## Recorded data
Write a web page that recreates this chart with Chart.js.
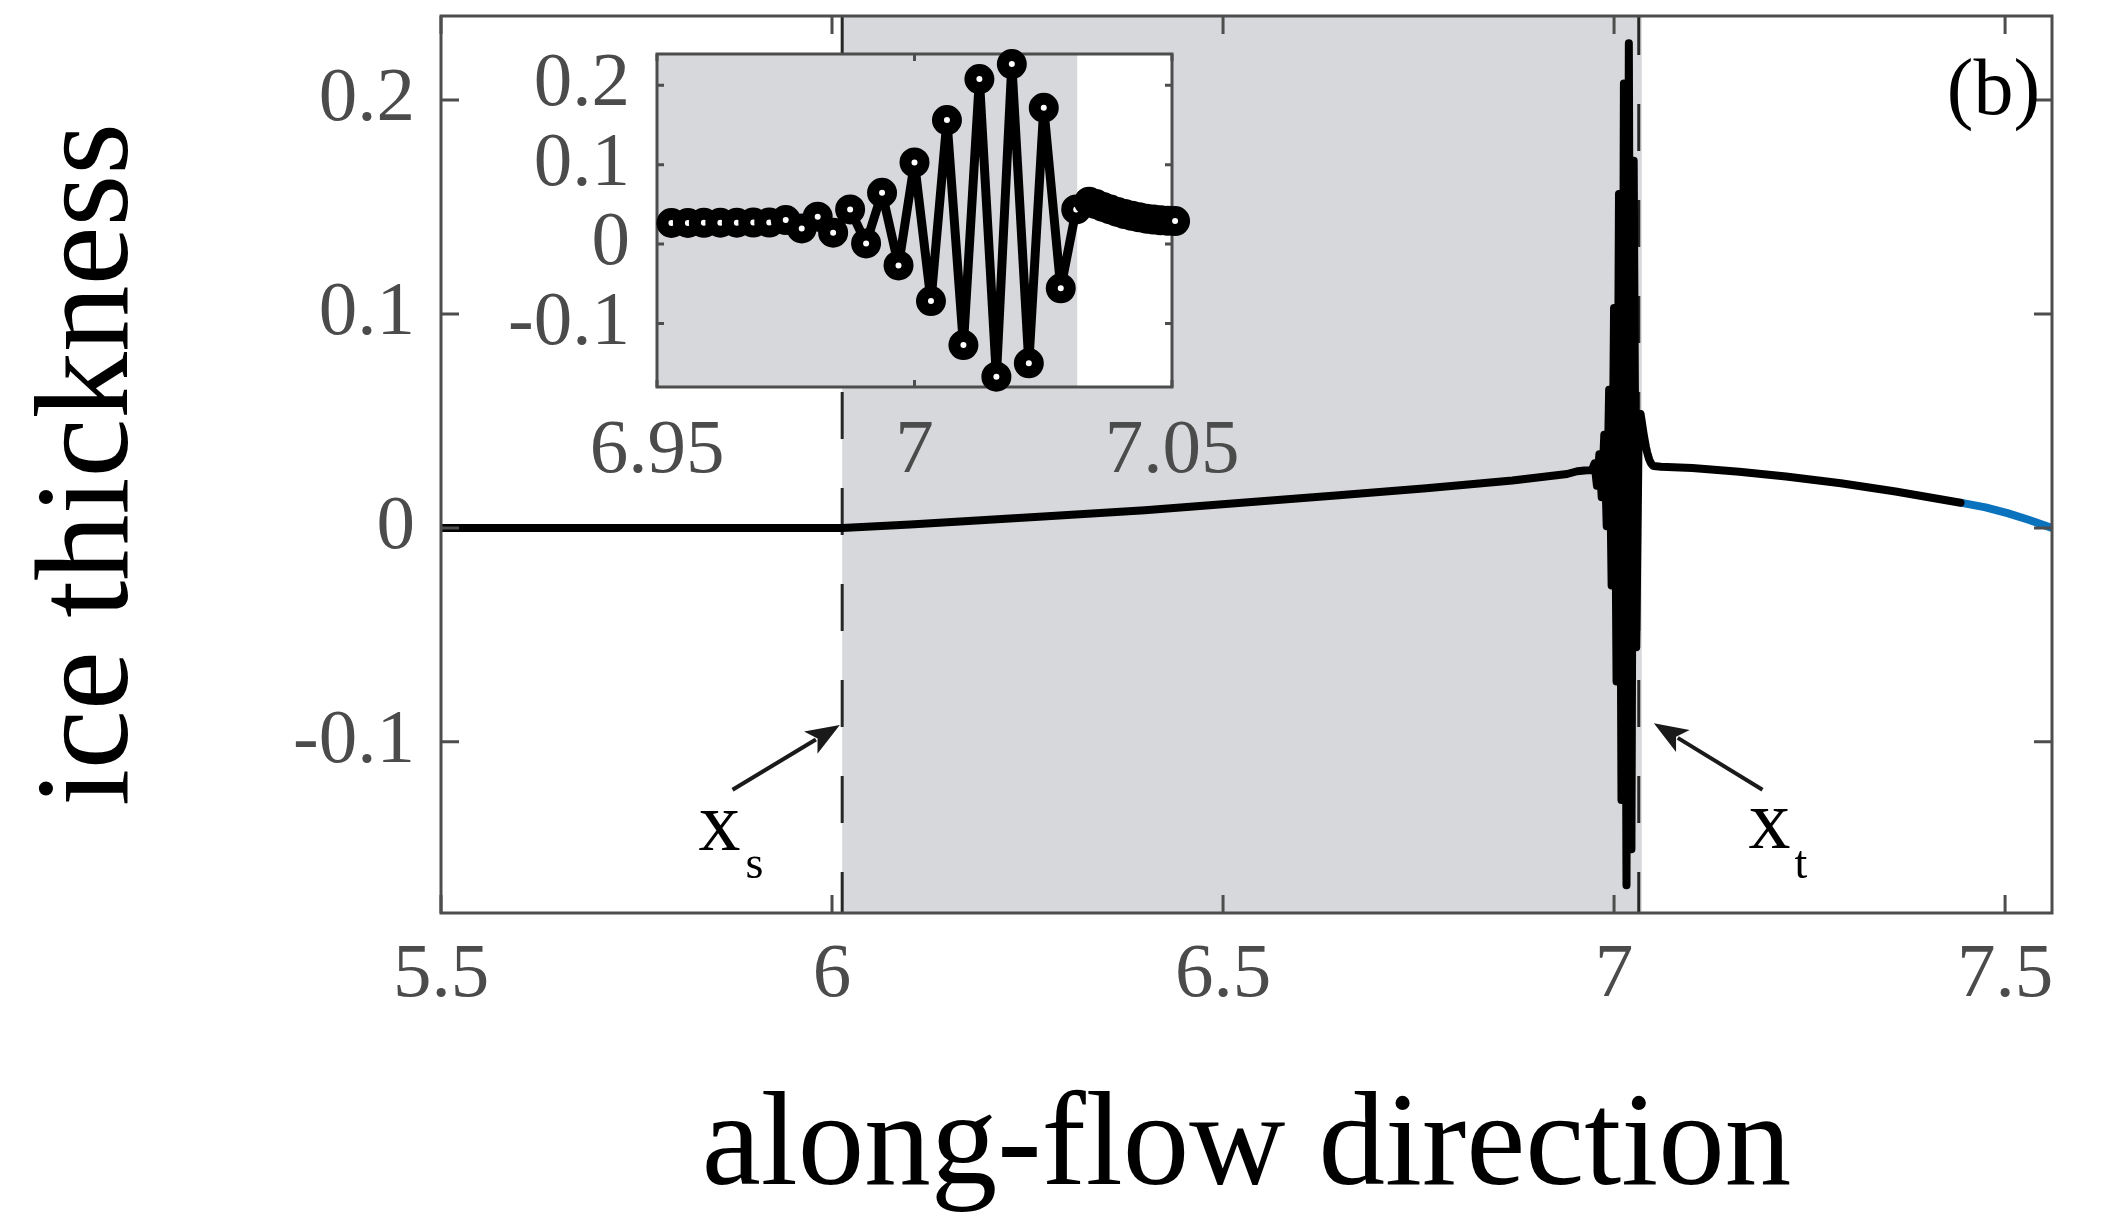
<!DOCTYPE html>
<html><head><meta charset="utf-8">
<script src="https://cdn.jsdelivr.net/npm/chart.js@4.4.1/dist/chart.umd.min.js"></script>
<style>
html,body{margin:0;padding:0;background:#fff;}
#wrap{position:relative;width:2115px;height:1223px;}
canvas{position:absolute;left:0;top:0;}
</style></head><body>
<div id="wrap"><canvas id="main" width="2115" height="1223"></canvas><canvas id="inset" width="2115" height="1223"></canvas></div>
<script>
// ---- data ----
const xLeft = [5.5, 6.013, 6.1, 6.27, 6.4, 6.52, 6.64, 6.76, 6.87, 6.94];
const yLeft = [0, 0, 0.0016, 0.0053, 0.0083, 0.0117, 0.0150, 0.0185, 0.0222, 0.0252];
const xOsc = [6.9528, 6.9560, 6.9591, 6.9623, 6.9655, 6.9687, 6.9718, 6.9750, 6.9781, 6.9812, 6.9842, 6.9875, 6.9906, 6.9937, 6.9969, 7.0000, 7.0032, 7.0063, 7.0095, 7.0126, 7.0159, 7.0189, 7.0222, 7.0251, 7.0284, 7.0314, 7.0339];
const yOsc = [0.0265, 0.0266, 0.0267, 0.0268, 0.0269, 0.0270, 0.0271, 0.0302, 0.0197, 0.0344, 0.0143, 0.0436, 0.0008, 0.0646, -0.0269, 0.1028, -0.0718, 0.1561, -0.1272, 0.2077, -0.1670, 0.2266, -0.1502, 0.1716, -0.0558, 0.0436, 0.0533];
const xFine = [7.0352, 7.0366, 7.0380, 7.0394, 7.0408, 7.0422, 7.0436, 7.0450, 7.0464, 7.0478, 7.0492, 7.0506];
const yFine = [0.0503, 0.0468, 0.0435, 0.0405, 0.0378, 0.0355, 0.0336, 0.0320, 0.0308, 0.0299, 0.0293, 0.0289];
const xRight = [7.06, 7.10, 7.16, 7.22, 7.29, 7.36, 7.443];
const yRight = [0.0286, 0.0280, 0.0263, 0.0240, 0.0209, 0.0170, 0.0118];
const xBlue = [7.443, 7.475, 7.503, 7.53, 7.56];
const yBlue = [0.0118, 0.0096, 0.0069, 0.0038, 0];

const xTicks = [5.5, 6, 6.5, 7, 7.5];
const xTickLabels = ['5.5', '6', '6.5', '7', '7.5'];
const yTicks = [-0.1, 0, 0.1, 0.2];
const yTickLabels = ['-0.1', '0', '0.1', '0.2'];
const insetXTicks = [6.95, 7, 7.05];
const insetXTickLabels = ['6.95', '7', '7.05'];
const insetYTicks = [-0.1, 0, 0.1, 0.2];
const insetYTickLabels = ['-0.1', '0', '0.1', '0.2'];

const xS = 6.013, xT = 7.0316;

// ---- styling ----
const FONT = '"Liberation Serif", "Times New Roman", serif';
const TICKC = '#4b4b4b';
const AXC = '#4d4d4d';
const SHADE = '#d7d8db';

const pts = (xs, ys) => xs.map((x, i) => ({x, y: ys[i]}));
const blackX = [].concat(xLeft, xOsc, xFine, xRight);
const blackY = [].concat(yLeft, yOsc, yFine, yRight);

const noPadX = h => s => { s.height = h; s.paddingLeft = 0; s.paddingRight = 0; s.paddingTop = 0; s.paddingBottom = 0; };
const noPadY = w => s => { s.width = w; s.paddingLeft = 0; s.paddingRight = 0; s.paddingTop = 0; s.paddingBottom = 0; };

function drawArrow(ctx, x0, y0, x1, y1) {
  const ang = Math.atan2(y1 - y0, x1 - x0);
  const L = 34, W = 13;
  const bx = x1 - L * Math.cos(ang), by = y1 - L * Math.sin(ang);
  ctx.beginPath(); ctx.moveTo(x0, y0); ctx.lineTo(bx + 6 * Math.cos(ang), by + 6 * Math.sin(ang)); ctx.stroke();
  ctx.beginPath();
  ctx.moveTo(x1, y1);
  ctx.lineTo(bx + W * Math.sin(ang), by - W * Math.cos(ang));
  ctx.lineTo(bx + 8 * Math.cos(ang), by + 8 * Math.sin(ang));
  ctx.lineTo(bx - W * Math.sin(ang), by + W * Math.cos(ang));
  ctx.closePath(); ctx.fill();
}

const mainDeco = {
  id: 'mainDeco',
  beforeDatasetsDraw(chart) {
    const {ctx, chartArea: a, scales: {x}} = chart;
    ctx.save();
    ctx.fillStyle = SHADE;
    const x0 = x.getPixelForValue(xS), x1 = x.getPixelForValue(xT) + 3;
    ctx.fillRect(x0, a.top, x1 - x0, a.bottom - a.top);
    ctx.strokeStyle = '#262626'; ctx.lineWidth = 3;
    ctx.setLineDash([47, 49]); ctx.lineDashOffset = 8;
    for (const v of [xS, xT]) {
      const px = x.getPixelForValue(v);
      ctx.beginPath(); ctx.moveTo(px, a.top); ctx.lineTo(px, a.bottom); ctx.stroke();
    }
    ctx.restore();
  },
  afterDatasetsDraw(chart) {
    const {ctx, chartArea: a, scales: {x, y}} = chart;
    ctx.save();
    ctx.strokeStyle = AXC; ctx.lineWidth = 3;
    ctx.strokeRect(a.left, a.top, a.right - a.left, a.bottom - a.top);
    const tl = 18;
    ctx.beginPath();
    for (const v of xTicks) {
      const px = x.getPixelForValue(v);
      ctx.moveTo(px, a.bottom); ctx.lineTo(px, a.bottom - tl);
      ctx.moveTo(px, a.top); ctx.lineTo(px, a.top + tl);
    }
    for (const v of yTicks) {
      const py = y.getPixelForValue(v);
      ctx.moveTo(a.left, py); ctx.lineTo(a.left + tl, py);
      ctx.moveTo(a.right, py); ctx.lineTo(a.right - tl, py);
    }
    ctx.stroke();
    // arrows
    ctx.strokeStyle = '#1a1a1a'; ctx.fillStyle = '#1a1a1a'; ctx.lineWidth = 4;
    drawArrow(ctx, x.getPixelForValue(5.8728), y.getPixelForValue(-0.1224), x.getPixelForValue(6.0100), y.getPixelForValue(-0.0921));
    drawArrow(ctx, x.getPixelForValue(7.1898), y.getPixelForValue(-0.1224), x.getPixelForValue(7.0509), y.getPixelForValue(-0.0913));
    // labels
    ctx.fillStyle = '#000'; ctx.textBaseline = 'alphabetic'; ctx.textAlign = 'left';
    const sx = x.getPixelForValue(5.8293), sy = y.getPixelForValue(-0.1505);
    ctx.font = '84px ' + FONT; ctx.fillText('x', sx, sy);
    ctx.font = '46px ' + FONT; ctx.fillText('s', sx + 47, sy + 28);
    const tx = x.getPixelForValue(7.172), ty = y.getPixelForValue(-0.1495);
    ctx.font = '84px ' + FONT; ctx.fillText('x', tx, ty);
    ctx.font = '46px ' + FONT; ctx.fillText('t', tx + 46, ty + 30);
    ctx.textAlign = 'right'; ctx.font = '80px ' + FONT;
    ctx.fillText('(b)', x.getPixelForValue(7.5448), y.getPixelForValue(0.1935));
    ctx.restore();
  }
};

new Chart(document.getElementById('main'), {
  type: 'scatter',
  data: {
    datasets: [
      {data: pts(blackX, blackY), showLine: true, borderColor: '#000', borderWidth: 8, pointRadius: 0, tension: 0, borderJoinStyle: 'round', borderCapStyle: 'round'},
      {data: pts(xBlue, yBlue), showLine: true, borderColor: '#0b72bd', borderWidth: 8, pointRadius: 0, tension: 0, borderJoinStyle: 'round'}
    ]
  },
  options: {
    responsive: false, animation: false, devicePixelRatio: 1,
    layout: {padding: {left: 0, right: 63, top: 16, bottom: 0}},
    plugins: {legend: {display: false}, tooltip: {enabled: false}},
    scales: {
      x: {
        type: 'linear', position: 'bottom', min: 5.5, max: 7.56, bounds: 'data',
        afterBuildTicks: s => { s.ticks = xTicks.map(v => ({value: v})); },
        afterFit: noPadX(310),
        grid: {display: false, drawTicks: false}, border: {display: false},
        ticks: {font: {family: FONT, size: 77, lineHeight: 1}, color: TICKC, padding: 24.5, maxRotation: 0, autoSkip: false,
          callback: (v, i) => xTickLabels[i]},
        title: {display: true, text: 'along-flow direction', color: '#000',
          font: {family: FONT, size: 133, lineHeight: 1}, padding: {top: 0, bottom: 7.5}}
      },
      y: {
        type: 'linear', position: 'left', min: -0.18, max: 0.2393, bounds: 'data',
        afterBuildTicks: s => { s.ticks = yTicks.map(v => ({value: v})); },
        afterFit: noPadY(441),
        grid: {display: false, drawTicks: false}, border: {display: false},
        ticks: {font: {family: FONT, size: 77, lineHeight: 1}, color: TICKC, padding: 26, autoSkip: false,
          callback: (v, i) => yTickLabels[i]},
        title: {display: true, text: 'ice thickness', color: '#000',
          font: {family: FONT, size: 133, lineHeight: 1}, padding: {top: 25.5, bottom: 0}}
      }
    }
  },
  plugins: [mainDeco]
});

// ---- inset ----
const insetIdx = blackX.map((v, i) => i).filter(i => blackX[i] >= 6.95 && blackX[i] <= 7.051);
const insetX = insetIdx.map(i => blackX[i]);
const insetY = insetIdx.map(i => blackY[i]);

const insetDeco = {
  id: 'insetDeco',
  beforeDatasetsDraw(chart) {
    const {ctx, chartArea: a, scales: {x, y}} = chart;
    ctx.save();
    ctx.fillStyle = '#fff';
    ctx.fillRect(a.left, a.top, a.right - a.left, a.bottom - a.top);
    ctx.fillStyle = SHADE;
    const gx = x.getPixelForValue(xT);
    ctx.fillRect(a.left, a.top, gx - a.left, a.bottom - a.top);
    ctx.strokeStyle = AXC; ctx.lineWidth = 3;
    ctx.strokeRect(a.left, a.top, a.right - a.left, a.bottom - a.top);
    const tl = 7;
    ctx.beginPath();
    for (const v of insetXTicks) {
      const px = x.getPixelForValue(v);
      ctx.moveTo(px, a.bottom); ctx.lineTo(px, a.bottom - tl);
      ctx.moveTo(px, a.top); ctx.lineTo(px, a.top + tl);
    }
    for (const v of insetYTicks) {
      const py = y.getPixelForValue(v);
      ctx.moveTo(a.left, py); ctx.lineTo(a.left + tl, py);
      ctx.moveTo(a.right, py); ctx.lineTo(a.right - tl, py);
    }
    ctx.stroke();
    ctx.restore();
  }
};

new Chart(document.getElementById('inset'), {
  type: 'scatter',
  data: {
    datasets: [
      {data: pts(insetX, insetY), showLine: true, borderColor: '#000', borderWidth: 9, tension: 0,
       borderJoinStyle: 'round', clip: false,
       pointRadius: 9, pointBorderWidth: 12, pointBorderColor: '#000', pointBackgroundColor: '#fff'}
    ]
  },
  options: {
    responsive: false, animation: false, devicePixelRatio: 1,
    layout: {padding: {left: 0, right: 943, top: 54, bottom: 0}},
    plugins: {legend: {display: false}, tooltip: {enabled: false}},
    scales: {
      x: {
        type: 'linear', position: 'bottom', min: 6.95, max: 7.05, bounds: 'data',
        afterBuildTicks: s => { s.ticks = insetXTicks.map(v => ({value: v})); },
        afterFit: noPadX(836),
        grid: {display: false, drawTicks: false}, border: {display: false},
        ticks: {font: {family: FONT, size: 77, lineHeight: 1}, color: TICKC, padding: 26, maxRotation: 0, autoSkip: false,
          callback: (v, i) => insetXTickLabels[i]}
      },
      y: {
        type: 'linear', position: 'left', min: -0.18, max: 0.2393, bounds: 'data',
        afterBuildTicks: s => { s.ticks = insetYTicks.map(v => ({value: v})); },
        afterFit: noPadY(657),
        grid: {display: false, drawTicks: false}, border: {display: false},
        ticks: {font: {family: FONT, size: 77, lineHeight: 1}, color: TICKC, padding: 27, autoSkip: false,
          callback: (v, i) => insetYTickLabels[i]}
      }
    }
  },
  plugins: [insetDeco]
});
</script>
</body></html>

## Aim
Repeat the lines above, starting at the first and stopping after the line that holds "const yBlue = [0.0118, 0.0096, 0.0069, 0.0038, 0];", with the pictures left out.

## Result of this exercise
Write a web page that recreates this chart with Chart.js.
<!DOCTYPE html>
<html><head><meta charset="utf-8">
<script src="https://cdn.jsdelivr.net/npm/chart.js@4.4.1/dist/chart.umd.min.js"></script>
<style>
html,body{margin:0;padding:0;background:#fff;}
#wrap{position:relative;width:2115px;height:1223px;}
canvas{position:absolute;left:0;top:0;}
</style></head><body>
<div id="wrap"><canvas id="main" width="2115" height="1223"></canvas><canvas id="inset" width="2115" height="1223"></canvas></div>
<script>
// ---- data ----
const xLeft = [5.5, 6.013, 6.1, 6.27, 6.4, 6.52, 6.64, 6.76, 6.87, 6.94];
const yLeft = [0, 0, 0.0016, 0.0053, 0.0083, 0.0117, 0.0150, 0.0185, 0.0222, 0.0252];
const xOsc = [6.9528, 6.9560, 6.9591, 6.9623, 6.9655, 6.9687, 6.9718, 6.9750, 6.9781, 6.9812, 6.9842, 6.9875, 6.9906, 6.9937, 6.9969, 7.0000, 7.0032, 7.0063, 7.0095, 7.0126, 7.0159, 7.0189, 7.0222, 7.0251, 7.0284, 7.0314, 7.0339];
const yOsc = [0.0265, 0.0266, 0.0267, 0.0268, 0.0269, 0.0270, 0.0271, 0.0302, 0.0197, 0.0344, 0.0143, 0.0436, 0.0008, 0.0646, -0.0269, 0.1028, -0.0718, 0.1561, -0.1272, 0.2077, -0.1670, 0.2266, -0.1502, 0.1716, -0.0558, 0.0436, 0.0533];
const xFine = [7.0352, 7.0366, 7.0380, 7.0394, 7.0408, 7.0422, 7.0436, 7.0450, 7.0464, 7.0478, 7.0492, 7.0506];
const yFine = [0.0503, 0.0468, 0.0435, 0.0405, 0.0378, 0.0355, 0.0336, 0.0320, 0.0308, 0.0299, 0.0293, 0.0289];
const xRight = [7.06, 7.10, 7.16, 7.22, 7.29, 7.36, 7.443];
const yRight = [0.0286, 0.0280, 0.0263, 0.0240, 0.0209, 0.0170, 0.0118];
const xBlue = [7.443, 7.475, 7.503, 7.53, 7.56];
const yBlue = [0.0118, 0.0096, 0.0069, 0.0038, 0];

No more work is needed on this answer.